> Given material:
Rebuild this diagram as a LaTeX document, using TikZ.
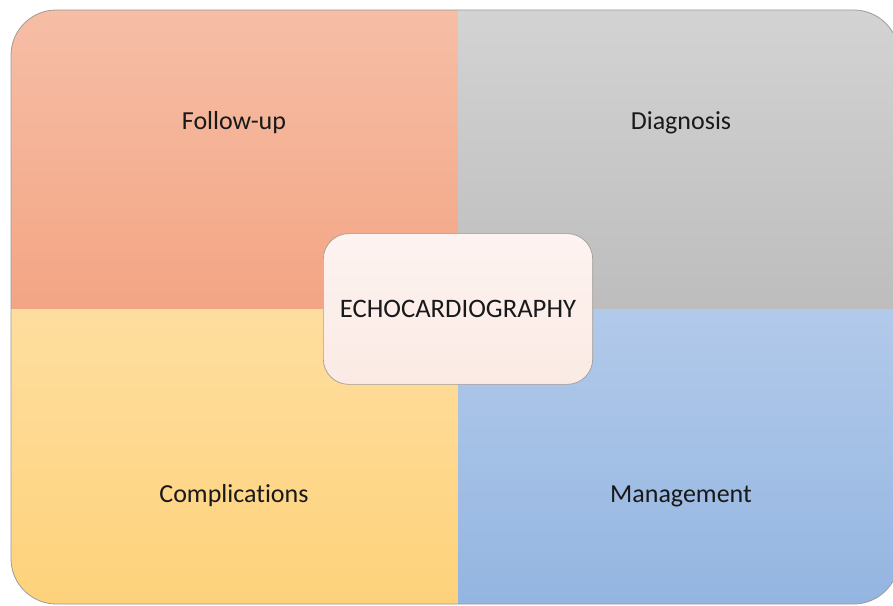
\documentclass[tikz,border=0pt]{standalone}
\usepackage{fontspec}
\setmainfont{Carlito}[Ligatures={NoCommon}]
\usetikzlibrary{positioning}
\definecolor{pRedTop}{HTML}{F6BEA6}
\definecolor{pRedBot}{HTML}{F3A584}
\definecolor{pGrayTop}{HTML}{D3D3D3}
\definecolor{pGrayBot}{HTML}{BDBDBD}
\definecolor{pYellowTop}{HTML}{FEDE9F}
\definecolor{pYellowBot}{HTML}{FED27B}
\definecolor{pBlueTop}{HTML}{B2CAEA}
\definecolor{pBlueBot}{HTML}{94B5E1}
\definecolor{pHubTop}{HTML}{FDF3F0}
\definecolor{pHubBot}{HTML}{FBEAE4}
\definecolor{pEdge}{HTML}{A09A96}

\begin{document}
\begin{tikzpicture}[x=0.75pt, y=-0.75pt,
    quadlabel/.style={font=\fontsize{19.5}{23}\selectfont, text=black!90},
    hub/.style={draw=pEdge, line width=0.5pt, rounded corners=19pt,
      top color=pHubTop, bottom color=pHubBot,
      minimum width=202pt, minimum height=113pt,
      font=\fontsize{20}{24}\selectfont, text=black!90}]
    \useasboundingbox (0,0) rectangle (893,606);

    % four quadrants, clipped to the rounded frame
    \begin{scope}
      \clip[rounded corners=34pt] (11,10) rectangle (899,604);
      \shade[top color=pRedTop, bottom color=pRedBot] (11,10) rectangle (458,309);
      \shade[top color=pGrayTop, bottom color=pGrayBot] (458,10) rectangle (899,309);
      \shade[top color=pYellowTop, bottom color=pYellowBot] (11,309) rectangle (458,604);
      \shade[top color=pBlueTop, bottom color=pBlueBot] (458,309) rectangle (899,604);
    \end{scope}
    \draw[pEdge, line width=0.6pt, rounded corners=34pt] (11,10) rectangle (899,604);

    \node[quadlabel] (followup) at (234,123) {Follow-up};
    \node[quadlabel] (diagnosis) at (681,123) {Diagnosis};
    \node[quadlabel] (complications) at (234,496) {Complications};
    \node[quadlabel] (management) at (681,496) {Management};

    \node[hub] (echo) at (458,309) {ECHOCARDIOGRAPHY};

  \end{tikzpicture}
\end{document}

> What is needed: Omit the pictures and give the material again, exactly and in full.

> Output for this exercise:
Rebuild this diagram as a LaTeX document, using TikZ.
\documentclass[tikz,border=0pt]{standalone}
\usepackage{fontspec}
\setmainfont{Carlito}[Ligatures={NoCommon}]
\usetikzlibrary{positioning}
\definecolor{pRedTop}{HTML}{F6BEA6}
\definecolor{pRedBot}{HTML}{F3A584}
\definecolor{pGrayTop}{HTML}{D3D3D3}
\definecolor{pGrayBot}{HTML}{BDBDBD}
\definecolor{pYellowTop}{HTML}{FEDE9F}
\definecolor{pYellowBot}{HTML}{FED27B}
\definecolor{pBlueTop}{HTML}{B2CAEA}
\definecolor{pBlueBot}{HTML}{94B5E1}
\definecolor{pHubTop}{HTML}{FDF3F0}
\definecolor{pHubBot}{HTML}{FBEAE4}
\definecolor{pEdge}{HTML}{A09A96}

\begin{document}
\begin{tikzpicture}[x=0.75pt, y=-0.75pt,
    quadlabel/.style={font=\fontsize{19.5}{23}\selectfont, text=black!90},
    hub/.style={draw=pEdge, line width=0.5pt, rounded corners=19pt,
      top color=pHubTop, bottom color=pHubBot,
      minimum width=202pt, minimum height=113pt,
      font=\fontsize{20}{24}\selectfont, text=black!90}]
    \useasboundingbox (0,0) rectangle (893,606);

    % four quadrants, clipped to the rounded frame
    \begin{scope}
      \clip[rounded corners=34pt] (11,10) rectangle (899,604);
      \shade[top color=pRedTop, bottom color=pRedBot] (11,10) rectangle (458,309);
      \shade[top color=pGrayTop, bottom color=pGrayBot] (458,10) rectangle (899,309);
      \shade[top color=pYellowTop, bottom color=pYellowBot] (11,309) rectangle (458,604);
      \shade[top color=pBlueTop, bottom color=pBlueBot] (458,309) rectangle (899,604);
    \end{scope}
    \draw[pEdge, line width=0.6pt, rounded corners=34pt] (11,10) rectangle (899,604);

    \node[quadlabel] (followup) at (234,123) {Follow-up};
    \node[quadlabel] (diagnosis) at (681,123) {Diagnosis};
    \node[quadlabel] (complications) at (234,496) {Complications};
    \node[quadlabel] (management) at (681,496) {Management};

    \node[hub] (echo) at (458,309) {ECHOCARDIOGRAPHY};

  \end{tikzpicture}
\end{document}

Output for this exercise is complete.